--- Start of Data for processing ---

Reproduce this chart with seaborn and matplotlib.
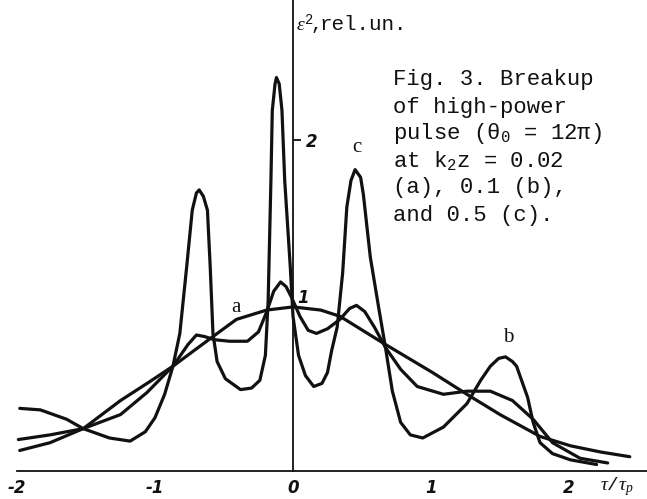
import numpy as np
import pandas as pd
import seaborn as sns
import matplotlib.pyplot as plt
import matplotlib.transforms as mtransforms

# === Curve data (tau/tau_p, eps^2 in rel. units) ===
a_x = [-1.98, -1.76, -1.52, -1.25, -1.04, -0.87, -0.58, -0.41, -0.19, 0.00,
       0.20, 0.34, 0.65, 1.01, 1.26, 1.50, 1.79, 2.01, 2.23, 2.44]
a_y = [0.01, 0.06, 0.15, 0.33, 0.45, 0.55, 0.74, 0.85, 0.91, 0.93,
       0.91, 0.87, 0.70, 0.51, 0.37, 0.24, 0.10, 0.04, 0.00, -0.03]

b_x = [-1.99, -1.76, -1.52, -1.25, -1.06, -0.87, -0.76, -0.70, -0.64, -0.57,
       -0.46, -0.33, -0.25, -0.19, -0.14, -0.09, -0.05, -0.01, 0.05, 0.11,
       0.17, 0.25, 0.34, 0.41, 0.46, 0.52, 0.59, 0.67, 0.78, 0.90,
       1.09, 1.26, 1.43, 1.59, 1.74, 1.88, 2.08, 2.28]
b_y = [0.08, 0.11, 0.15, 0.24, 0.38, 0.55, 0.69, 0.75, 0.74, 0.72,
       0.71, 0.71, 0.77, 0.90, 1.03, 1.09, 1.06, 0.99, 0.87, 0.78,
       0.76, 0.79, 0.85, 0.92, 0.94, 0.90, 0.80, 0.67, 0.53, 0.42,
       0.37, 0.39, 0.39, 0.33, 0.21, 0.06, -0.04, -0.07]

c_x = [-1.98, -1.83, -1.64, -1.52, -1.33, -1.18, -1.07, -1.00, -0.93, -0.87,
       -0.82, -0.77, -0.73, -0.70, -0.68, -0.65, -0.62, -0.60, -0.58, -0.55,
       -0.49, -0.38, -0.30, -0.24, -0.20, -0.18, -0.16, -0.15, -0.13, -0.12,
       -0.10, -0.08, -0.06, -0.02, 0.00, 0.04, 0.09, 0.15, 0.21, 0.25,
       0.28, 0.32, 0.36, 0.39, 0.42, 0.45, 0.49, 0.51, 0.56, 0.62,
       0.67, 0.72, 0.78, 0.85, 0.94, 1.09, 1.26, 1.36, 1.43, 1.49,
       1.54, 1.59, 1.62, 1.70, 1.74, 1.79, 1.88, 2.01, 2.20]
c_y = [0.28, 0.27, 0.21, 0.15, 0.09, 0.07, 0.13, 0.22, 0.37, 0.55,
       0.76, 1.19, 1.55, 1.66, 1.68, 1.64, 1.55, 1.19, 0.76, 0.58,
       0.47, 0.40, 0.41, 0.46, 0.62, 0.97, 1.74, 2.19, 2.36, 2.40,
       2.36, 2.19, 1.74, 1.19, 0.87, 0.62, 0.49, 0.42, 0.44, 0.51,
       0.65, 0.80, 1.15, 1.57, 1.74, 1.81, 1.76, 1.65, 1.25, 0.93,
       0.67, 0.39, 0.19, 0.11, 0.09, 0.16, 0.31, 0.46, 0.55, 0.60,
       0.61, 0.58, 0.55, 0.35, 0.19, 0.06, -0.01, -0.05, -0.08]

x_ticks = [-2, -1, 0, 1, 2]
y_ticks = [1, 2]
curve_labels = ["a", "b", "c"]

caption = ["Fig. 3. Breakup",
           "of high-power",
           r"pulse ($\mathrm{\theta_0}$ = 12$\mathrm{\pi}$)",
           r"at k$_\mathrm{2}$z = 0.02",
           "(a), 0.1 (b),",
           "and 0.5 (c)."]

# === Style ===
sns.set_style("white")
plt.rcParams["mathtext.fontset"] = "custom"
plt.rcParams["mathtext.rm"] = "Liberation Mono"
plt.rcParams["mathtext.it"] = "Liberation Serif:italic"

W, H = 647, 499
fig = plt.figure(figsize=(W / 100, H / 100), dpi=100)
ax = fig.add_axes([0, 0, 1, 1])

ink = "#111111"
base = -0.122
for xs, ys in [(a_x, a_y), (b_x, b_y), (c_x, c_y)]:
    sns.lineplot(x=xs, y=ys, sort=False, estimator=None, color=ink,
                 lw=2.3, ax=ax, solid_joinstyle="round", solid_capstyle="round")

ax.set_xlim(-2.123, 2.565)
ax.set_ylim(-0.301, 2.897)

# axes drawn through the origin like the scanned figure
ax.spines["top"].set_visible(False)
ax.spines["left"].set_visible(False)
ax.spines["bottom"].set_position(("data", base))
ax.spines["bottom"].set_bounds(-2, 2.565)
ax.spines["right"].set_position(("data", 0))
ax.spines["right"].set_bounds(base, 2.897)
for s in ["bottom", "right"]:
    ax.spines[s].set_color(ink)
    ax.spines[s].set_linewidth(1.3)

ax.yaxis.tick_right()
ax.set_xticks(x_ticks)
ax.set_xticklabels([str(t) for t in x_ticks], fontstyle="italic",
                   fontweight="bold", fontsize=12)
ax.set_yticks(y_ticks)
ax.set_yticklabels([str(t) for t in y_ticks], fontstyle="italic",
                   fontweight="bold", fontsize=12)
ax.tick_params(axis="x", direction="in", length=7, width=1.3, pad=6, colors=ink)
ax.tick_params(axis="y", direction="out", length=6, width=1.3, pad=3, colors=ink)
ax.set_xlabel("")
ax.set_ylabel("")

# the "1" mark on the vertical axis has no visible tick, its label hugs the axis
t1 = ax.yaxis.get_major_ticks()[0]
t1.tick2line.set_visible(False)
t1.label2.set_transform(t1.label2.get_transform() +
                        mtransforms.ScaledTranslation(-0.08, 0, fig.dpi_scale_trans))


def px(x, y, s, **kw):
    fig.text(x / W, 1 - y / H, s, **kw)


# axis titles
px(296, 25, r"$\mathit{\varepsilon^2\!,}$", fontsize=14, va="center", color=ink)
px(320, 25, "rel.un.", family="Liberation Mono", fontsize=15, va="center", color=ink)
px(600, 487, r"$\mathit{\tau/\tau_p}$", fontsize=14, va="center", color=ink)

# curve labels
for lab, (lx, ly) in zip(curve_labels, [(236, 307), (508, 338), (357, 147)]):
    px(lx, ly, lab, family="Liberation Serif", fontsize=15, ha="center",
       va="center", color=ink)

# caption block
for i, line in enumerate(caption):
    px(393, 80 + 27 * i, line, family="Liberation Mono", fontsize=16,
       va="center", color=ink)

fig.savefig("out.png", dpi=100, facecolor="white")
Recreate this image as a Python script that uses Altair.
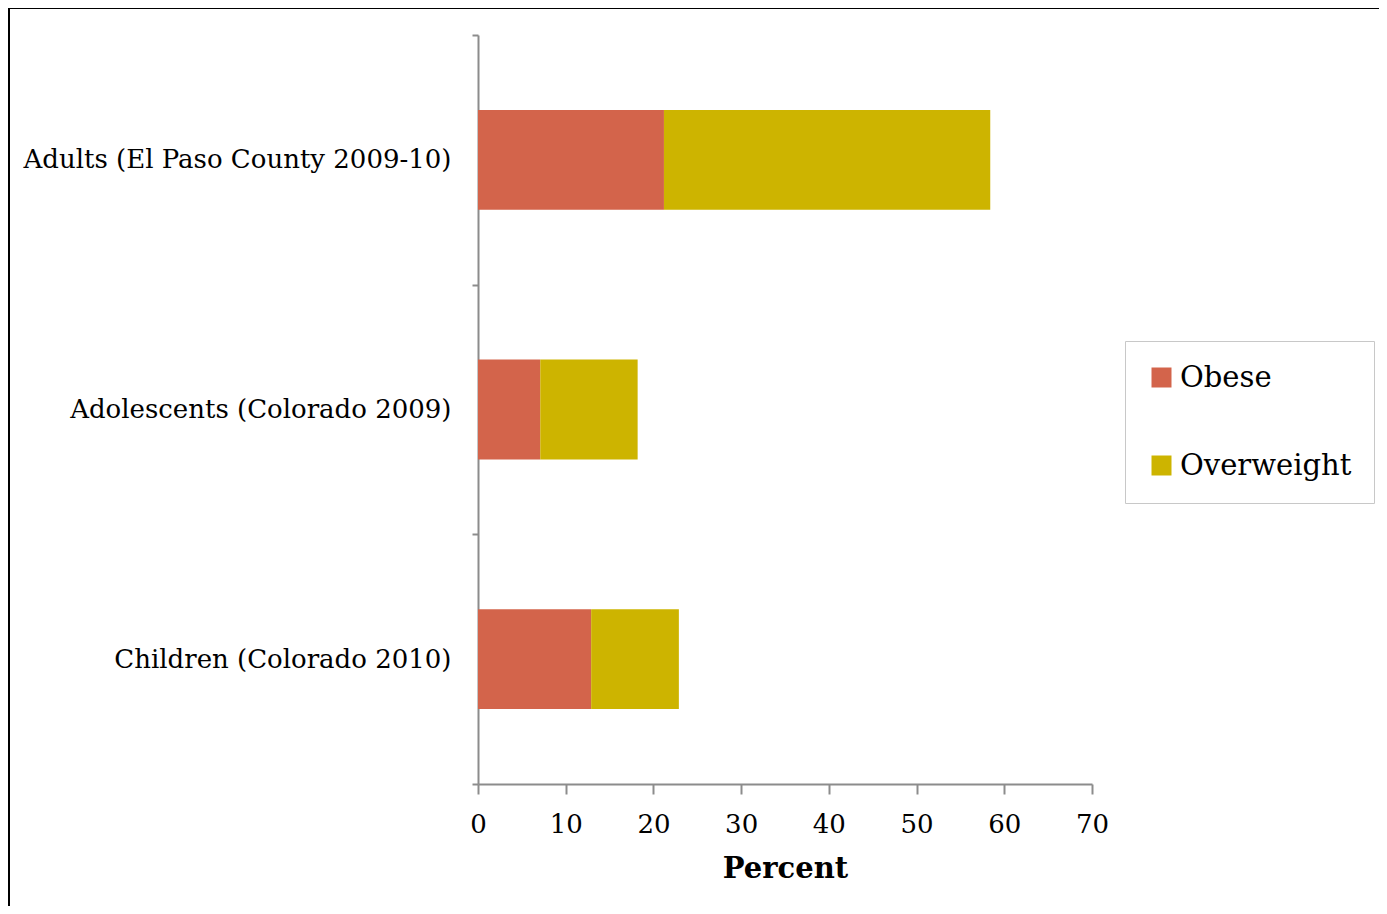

--- End of Data for processing ---

**What you need to do**
Omit all pictures while transcribing the entries verbatim.

**Result of the task**
Reproduce this chart with seaborn and matplotlib.
import numpy as np
import pandas as pd
import seaborn as sns
import matplotlib.pyplot as plt
import matplotlib.transforms as mtransforms

# === Curve data (tau/tau_p, eps^2 in rel. units) ===
a_x = [-1.98, -1.76, -1.52, -1.25, -1.04, -0.87, -0.58, -0.41, -0.19, 0.00,
       0.20, 0.34, 0.65, 1.01, 1.26, 1.50, 1.79, 2.01, 2.23, 2.44]
a_y = [0.01, 0.06, 0.15, 0.33, 0.45, 0.55, 0.74, 0.85, 0.91, 0.93,
       0.91, 0.87, 0.70, 0.51, 0.37, 0.24, 0.10, 0.04, 0.00, -0.03]

b_x = [-1.99, -1.76, -1.52, -1.25, -1.06, -0.87, -0.76, -0.70, -0.64, -0.57,
       -0.46, -0.33, -0.25, -0.19, -0.14, -0.09, -0.05, -0.01, 0.05, 0.11,
       0.17, 0.25, 0.34, 0.41, 0.46, 0.52, 0.59, 0.67, 0.78, 0.90,
       1.09, 1.26, 1.43, 1.59, 1.74, 1.88, 2.08, 2.28]
b_y = [0.08, 0.11, 0.15, 0.24, 0.38, 0.55, 0.69, 0.75, 0.74, 0.72,
       0.71, 0.71, 0.77, 0.90, 1.03, 1.09, 1.06, 0.99, 0.87, 0.78,
       0.76, 0.79, 0.85, 0.92, 0.94, 0.90, 0.80, 0.67, 0.53, 0.42,
       0.37, 0.39, 0.39, 0.33, 0.21, 0.06, -0.04, -0.07]

c_x = [-1.98, -1.83, -1.64, -1.52, -1.33, -1.18, -1.07, -1.00, -0.93, -0.87,
       -0.82, -0.77, -0.73, -0.70, -0.68, -0.65, -0.62, -0.60, -0.58, -0.55,
       -0.49, -0.38, -0.30, -0.24, -0.20, -0.18, -0.16, -0.15, -0.13, -0.12,
       -0.10, -0.08, -0.06, -0.02, 0.00, 0.04, 0.09, 0.15, 0.21, 0.25,
       0.28, 0.32, 0.36, 0.39, 0.42, 0.45, 0.49, 0.51, 0.56, 0.62,
       0.67, 0.72, 0.78, 0.85, 0.94, 1.09, 1.26, 1.36, 1.43, 1.49,
       1.54, 1.59, 1.62, 1.70, 1.74, 1.79, 1.88, 2.01, 2.20]
c_y = [0.28, 0.27, 0.21, 0.15, 0.09, 0.07, 0.13, 0.22, 0.37, 0.55,
       0.76, 1.19, 1.55, 1.66, 1.68, 1.64, 1.55, 1.19, 0.76, 0.58,
       0.47, 0.40, 0.41, 0.46, 0.62, 0.97, 1.74, 2.19, 2.36, 2.40,
       2.36, 2.19, 1.74, 1.19, 0.87, 0.62, 0.49, 0.42, 0.44, 0.51,
       0.65, 0.80, 1.15, 1.57, 1.74, 1.81, 1.76, 1.65, 1.25, 0.93,
       0.67, 0.39, 0.19, 0.11, 0.09, 0.16, 0.31, 0.46, 0.55, 0.60,
       0.61, 0.58, 0.55, 0.35, 0.19, 0.06, -0.01, -0.05, -0.08]

x_ticks = [-2, -1, 0, 1, 2]
y_ticks = [1, 2]
curve_labels = ["a", "b", "c"]

caption = ["Fig. 3. Breakup",
           "of high-power",
           r"pulse ($\mathrm{\theta_0}$ = 12$\mathrm{\pi}$)",
           r"at k$_\mathrm{2}$z = 0.02",
           "(a), 0.1 (b),",
           "and 0.5 (c)."]

# === Style ===
sns.set_style("white")
plt.rcParams["mathtext.fontset"] = "custom"
plt.rcParams["mathtext.rm"] = "Liberation Mono"
plt.rcParams["mathtext.it"] = "Liberation Serif:italic"

W, H = 647, 499
fig = plt.figure(figsize=(W / 100, H / 100), dpi=100)
ax = fig.add_axes([0, 0, 1, 1])

ink = "#111111"
base = -0.122
for xs, ys in [(a_x, a_y), (b_x, b_y), (c_x, c_y)]:
    sns.lineplot(x=xs, y=ys, sort=False, estimator=None, color=ink,
                 lw=2.3, ax=ax, solid_joinstyle="round", solid_capstyle="round")

ax.set_xlim(-2.123, 2.565)
ax.set_ylim(-0.301, 2.897)

# axes drawn through the origin like the scanned figure
ax.spines["top"].set_visible(False)
ax.spines["left"].set_visible(False)
ax.spines["bottom"].set_position(("data", base))
ax.spines["bottom"].set_bounds(-2, 2.565)
ax.spines["right"].set_position(("data", 0))
ax.spines["right"].set_bounds(base, 2.897)
for s in ["bottom", "right"]:
    ax.spines[s].set_color(ink)
    ax.spines[s].set_linewidth(1.3)

ax.yaxis.tick_right()
ax.set_xticks(x_ticks)
ax.set_xticklabels([str(t) for t in x_ticks], fontstyle="italic",
                   fontweight="bold", fontsize=12)
ax.set_yticks(y_ticks)
ax.set_yticklabels([str(t) for t in y_ticks], fontstyle="italic",
                   fontweight="bold", fontsize=12)
ax.tick_params(axis="x", direction="in", length=7, width=1.3, pad=6, colors=ink)
ax.tick_params(axis="y", direction="out", length=6, width=1.3, pad=3, colors=ink)
ax.set_xlabel("")
ax.set_ylabel("")

# the "1" mark on the vertical axis has no visible tick, its label hugs the axis
t1 = ax.yaxis.get_major_ticks()[0]
t1.tick2line.set_visible(False)
t1.label2.set_transform(t1.label2.get_transform() +
                        mtransforms.ScaledTranslation(-0.08, 0, fig.dpi_scale_trans))


def px(x, y, s, **kw):
    fig.text(x / W, 1 - y / H, s, **kw)


# axis titles
px(296, 25, r"$\mathit{\varepsilon^2\!,}$", fontsize=14, va="center", color=ink)
px(320, 25, "rel.un.", family="Liberation Mono", fontsize=15, va="center", color=ink)
px(600, 487, r"$\mathit{\tau/\tau_p}$", fontsize=14, va="center", color=ink)

# curve labels
for lab, (lx, ly) in zip(curve_labels, [(236, 307), (508, 338), (357, 147)]):
    px(lx, ly, lab, family="Liberation Serif", fontsize=15, ha="center",
       va="center", color=ink)

# caption block
for i, line in enumerate(caption):
    px(393, 80 + 27 * i, line, family="Liberation Mono", fontsize=16,
       va="center", color=ink)

fig.savefig("out.png", dpi=100, facecolor="white")
Recreate this image as a Python script that uses Altair.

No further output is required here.